- Location: South Australia
- Nearest city: Naracoorte
- Coordinates: 37°06′02″S 140°33′19″E﻿ / ﻿37.1006°S 140.5554°E
- Area: 24.72 km^{2} (9.54 sq mi)
- Established: 7 May 1964
- Visitors: 'low' (in 1994)
- Governing body: Department for Environment and Water

= Big Heath Conservation Park =

Protected area in South Australia

Big Heath Conservation Park (formerly the Big Heath National Park) is a protected area in the Australian state of South Australia located in the gazetted locality of Spence about 20 km south-west of Naracoorte in the state's Limestone Coast region.

The conservation park is located on land in sections 17 to 20, 169 and 179, and Allotment 500 in the cadastral unit of the Hundred of Spence. A drain known as "Drain M", which is part of the drainage infrastructure built in the south east of the state since European settlement, passes through the south-east corner of the conservation park, carrying water from Bool Lagoon in the east to the sea at Beachport in the south.
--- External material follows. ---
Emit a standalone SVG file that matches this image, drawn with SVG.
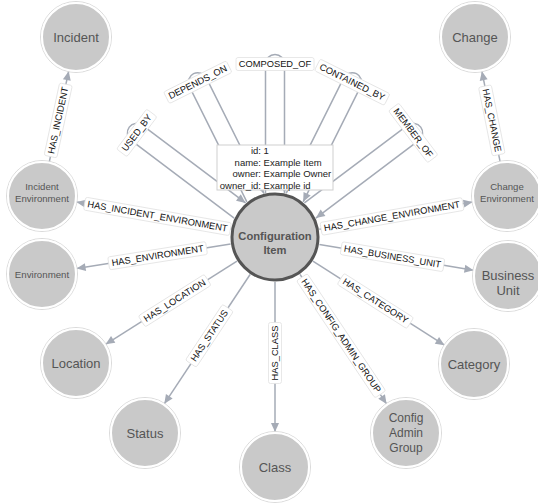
<svg xmlns="http://www.w3.org/2000/svg" width="538" height="504" viewBox="0 0 538 504">
<defs>
<marker id="arr" markerUnits="userSpaceOnUse" markerWidth="12" markerHeight="12" viewBox="-10 -6 12 12" refX="0" refY="0" orient="auto">
<path d="M0,0 L-9,-4 L-9,4 Z" fill="#a5abb6"/>
</marker>
<style>
.e{fill:none;stroke:#a5abb6;stroke-width:1.5;marker-end:url(#arr)}
.lb rect{fill:#fff;stroke:#e2e2e2;stroke-width:0.8}
.lb text{font-family:"Liberation Sans",Arial,sans-serif;font-size:9.3px;fill:#111;text-anchor:middle;dominant-baseline:central}
.n circle.f{fill:#c9c9c9;stroke:#fff;stroke-width:2}
.n circle.o{fill:none;stroke:#dadada;stroke-width:1}
.n text{font-family:"Liberation Sans",Arial,sans-serif;fill:#555;text-anchor:middle;dominant-baseline:central}
.tt text{font-family:"Liberation Sans",Arial,sans-serif;font-size:9.5px;fill:#222;dominant-baseline:central}
</style>
</defs>
<rect width="538" height="504" fill="#fff"/>

<g id="connectors">
<g transform="translate(275 237)">
<path class="e" transform="rotate(-53)" d="M-9.5,-44 L-9.5,-173 A9.5,9.5 0 0 1 9.5,-173 L9.5,-44"/>
<path class="e" transform="rotate(-26.5)" d="M-9.5,-44 L-9.5,-173 A9.5,9.5 0 0 1 9.5,-173 L9.5,-44"/>
<path class="e" d="M-9.5,-44 L-9.5,-173 A9.5,9.5 0 0 1 9.5,-173 L9.5,-44"/>
<path class="e" transform="rotate(26.5)" d="M-9.5,-44 L-9.5,-173 A9.5,9.5 0 0 1 9.5,-173 L9.5,-44"/>
<path class="e" transform="rotate(53)" d="M-9.5,-44 L-9.5,-173 A9.5,9.5 0 0 1 9.5,-173 L9.5,-44"/>
</g>
<path class="e" d="M230.7,229.2 L76.5,202.1"/>
<path class="e" d="M230.6,244.1 L76.6,268.5"/>
<path class="e" d="M237,261.1 L105.6,344.3"/>
<path class="e" d="M250.1,274.5 L164.3,403.8"/>
<path class="e" d="M275,282 L275,432"/>
<path class="e" d="M300,274.4 L386.6,403.9"/>
<path class="e" d="M312.9,261.2 L444.5,345.2"/>
<path class="e" d="M319.4,244.4 L473.5,270.2"/>
<path class="e" d="M319.3,229.2 L472.5,202.1"/>
<path class="e" d="M49.3,161.8 L68.7,71.2"/>
<path class="e" d="M500.1,161.7 L481.9,71.3"/>

<g class="lb" transform="translate(136.8 132.9) rotate(-53)"><rect x="-25" y="-6.5" width="50" height="13" rx="2"/><text>USED_BY</text></g>
<g class="lb" transform="translate(197.8 82.2) rotate(-26.5)"><rect x="-35" y="-6.5" width="70" height="13" rx="2"/><text>DEPENDS_ON</text></g>
<g class="lb" transform="translate(275 64)"><rect x="-39" y="-6.5" width="78" height="13" rx="2"/><text>COMPOSED_OF</text></g>
<g class="lb" transform="translate(352.2 82.2) rotate(26.5)"><rect x="-39" y="-6.5" width="78" height="13" rx="2"/><text>CONTAINED_BY</text></g>
<g class="lb" transform="translate(413.2 132.9) rotate(53)"><rect x="-32.5" y="-6.5" width="65" height="13" rx="2"/><text>MEMBER_OF</text></g>
<g class="lb" transform="translate(157.5 216.4) rotate(10)"><rect x="-74" y="-6.5" width="148" height="13" rx="2"/><text>HAS_INCIDENT_ENVIRONMENT</text></g>
<g class="lb" transform="translate(157.6 255.7) rotate(-9)"><rect x="-49.5" y="-6.5" width="99" height="13" rx="2"/><text>HAS_ENVIRONMENT</text></g>
<g class="lb" transform="translate(174.7 300.6) rotate(-32.3)"><rect x="-39" y="-6.5" width="78" height="13" rx="2"/><text>HAS_LOCATION</text></g>
<g class="lb" transform="translate(209.4 335.8) rotate(-56.4)"><rect x="-33.5" y="-6.5" width="67" height="13" rx="2"/><text>HAS_STATUS</text></g>
<g class="lb" transform="translate(275 353) rotate(-90)"><rect x="-30.5" y="-6.5" width="61" height="13" rx="2"/><text>HAS_CLASS</text></g>
<g class="lb" transform="translate(341.1 335.8) rotate(56.2)"><rect x="-70.5" y="-6.5" width="141" height="13" rx="2"/><text>HAS_CONFIG_ADMIN_GROUP</text></g>
<g class="lb" transform="translate(375.4 301) rotate(32.5)"><rect x="-41.25" y="-6.5" width="82.5" height="13" rx="2"/><text>HAS_CATEGORY</text></g>
<g class="lb" transform="translate(392.5 256.7) rotate(9.5)"><rect x="-52" y="-6.5" width="104" height="13" rx="2"/><text>HAS_BUSINESS_UNIT</text></g>
<g class="lb" transform="translate(392 216.4) rotate(-10)"><rect x="-72" y="-6.5" width="144" height="13" rx="2"/><text>HAS_CHANGE_ENVIRONMENT</text></g>
<g class="lb" transform="translate(58.2 120.4) rotate(-77.9)"><rect x="-37" y="-6.5" width="74" height="13" rx="2"/><text>HAS_INCIDENT</text></g>
<g class="lb" transform="translate(491.8 120.4) rotate(78.6)"><rect x="-35" y="-6.5" width="70" height="13" rx="2"/><text>HAS_CHANGE</text></g>
</g>

<g id="incident" class="n"><circle class="o" cx="76" cy="37" r="35.5"/><circle class="f" cx="76" cy="37" r="34"/><text x="76" y="37" font-size="13">Incident</text></g>
<g id="change" class="n"><circle class="o" cx="475" cy="37" r="35.5"/><circle class="f" cx="475" cy="37" r="34"/><text x="475" y="37" font-size="13">Change</text></g>
<g id="incident-environment" class="n"><circle class="o" cx="42" cy="196" r="35.5"/><circle class="f" cx="42" cy="196" r="34"/><text x="42" y="186" font-size="9.6">Incident</text><text x="42" y="198" font-size="9.6">Environment</text></g>
<g id="change-environment" class="n"><circle class="o" cx="507" cy="196" r="35.5"/><circle class="f" cx="507" cy="196" r="34"/><text x="507" y="186" font-size="9.6">Change</text><text x="507" y="198" font-size="9.6">Environment</text></g>
<g id="environment" class="n"><circle class="o" cx="42" cy="274" r="35.5"/><circle class="f" cx="42" cy="274" r="34"/><text x="42" y="274" font-size="9.7">Environment</text></g>
<g id="business-unit" class="n"><circle class="o" cx="508" cy="276" r="35.5"/><circle class="f" cx="508" cy="276" r="34"/><text x="508" y="275" font-size="13">Business</text><text x="508" y="290" font-size="13">Unit</text></g>
<g id="location" class="n"><circle class="o" cx="76" cy="363" r="35.5"/><circle class="f" cx="76" cy="363" r="34"/><text x="76" y="363" font-size="13">Location</text></g>
<g id="category" class="n"><circle class="o" cx="474" cy="364" r="35.5"/><circle class="f" cx="474" cy="364" r="34"/><text x="474" y="364" font-size="13">Category</text></g>
<g id="status" class="n"><circle class="o" cx="145" cy="433" r="35.5"/><circle class="f" cx="145" cy="433" r="34"/><text x="145" y="433" font-size="13">Status</text></g>
<g id="config-admin-group" class="n"><circle class="o" cx="406" cy="433" r="35.5"/><circle class="f" cx="406" cy="433" r="34"/><text x="406" y="418" font-size="12">Config</text><text x="406" y="433" font-size="12">Admin</text><text x="406" y="448" font-size="12">Group</text></g>
<g id="class" class="n"><circle class="o" cx="275" cy="467" r="35.5"/><circle class="f" cx="275" cy="467" r="34"/><text x="275" y="467" font-size="13">Class</text></g>
<g id="configuration-item" class="n"><circle cx="275" cy="237" r="43" fill="#c9c9c9" stroke="#555" stroke-width="3"/><text x="275" y="236" font-size="11.2" font-weight="bold">Configuration</text><text x="275" y="250" font-size="11.2" font-weight="bold">Item</text></g>

<g id="tooltip" class="tt">
<rect x="217" y="145" width="116" height="45" fill="#fff" stroke="#cfcfcf" stroke-width="1"/>
<text x="261" y="150.5" text-anchor="end">id:</text><text x="263.6" y="150.5">1</text>
<text x="261" y="162" text-anchor="end">name:</text><text x="263.6" y="162">Example Item</text>
<text x="261" y="173.5" text-anchor="end">owner:</text><text x="263.6" y="173.5">Example Owner</text>
<text x="261" y="185" text-anchor="end">owner_id:</text><text x="263.6" y="185">Example id</text>
</g>
</svg>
Protected area status began for the land in sections 17 to 20 and 169 on 7 May 1964 when it was constituted under the Crown Lands Act 1929 as a wild life reserve. On 9 November 1967, it was constituted as the Big Heath National Park under the National Parks Act 1966. In 1972, it was constituted as a conservation park upon the proclamation of the National Parks and Wildlife Act 1972 on 27 April 1972. In 1993, section 179 of the Hundred of Spence was added to the conservation park. In 2010, a parcel of land known as Allotment 500 and which was dedicated as a conservation reserve known as the Big Heath Conservation Reserve under the Crown Lands Act 1929 on 9 December 1993 was added to the conservation park. As of July 2016, the conservation park covered an area of 24.72 km2.

As of 1994, the conservation park was reported as supporting a "diversity of vegetation types which correlate with the topography and soils of the area" as follows:
1. The north-eastern corner has some higher land with "terra rossa soils" which "support a eucalypt woodland with a sparse understorey".
2. The north western end has a soil of "deep sands" which supports a "low woodland" of brown stringybark and pink gum with the "dominant understorey species" being desert banksia.
3. Limestone outcrops located throughout the conservation park's extent support woodlands of manna gum, South Australian blue gum and pink gum.
4. "Deep depressions" in the ground level typically lack "tree or scrub cover" and are surrounded by sedges. However, depressed areas in the south-eastern corner of the conservation park support several different plant associations. Firstly, the deeper depressions are surrounded by river red gums of "varying age and densities". Secondly, shallower depressions are surrounded by a "dense heath" of mallee honeymyrtle, yellow hakea and prickly tea-tree and which support the following species as the ground elevation increases - broombush, grass tree and dwarf sheoak.
5. Almost 20% of plant species recorded within the conservation park were introduced species with boneseed, a "scheduled pest plant" being the one of most concern.

As of 1994, visitor use was reported as being "low" and was mainly concerned with "nature study by the local and Naracoorte communities".

The conservation park is classified as an IUCN Category Ia protected area.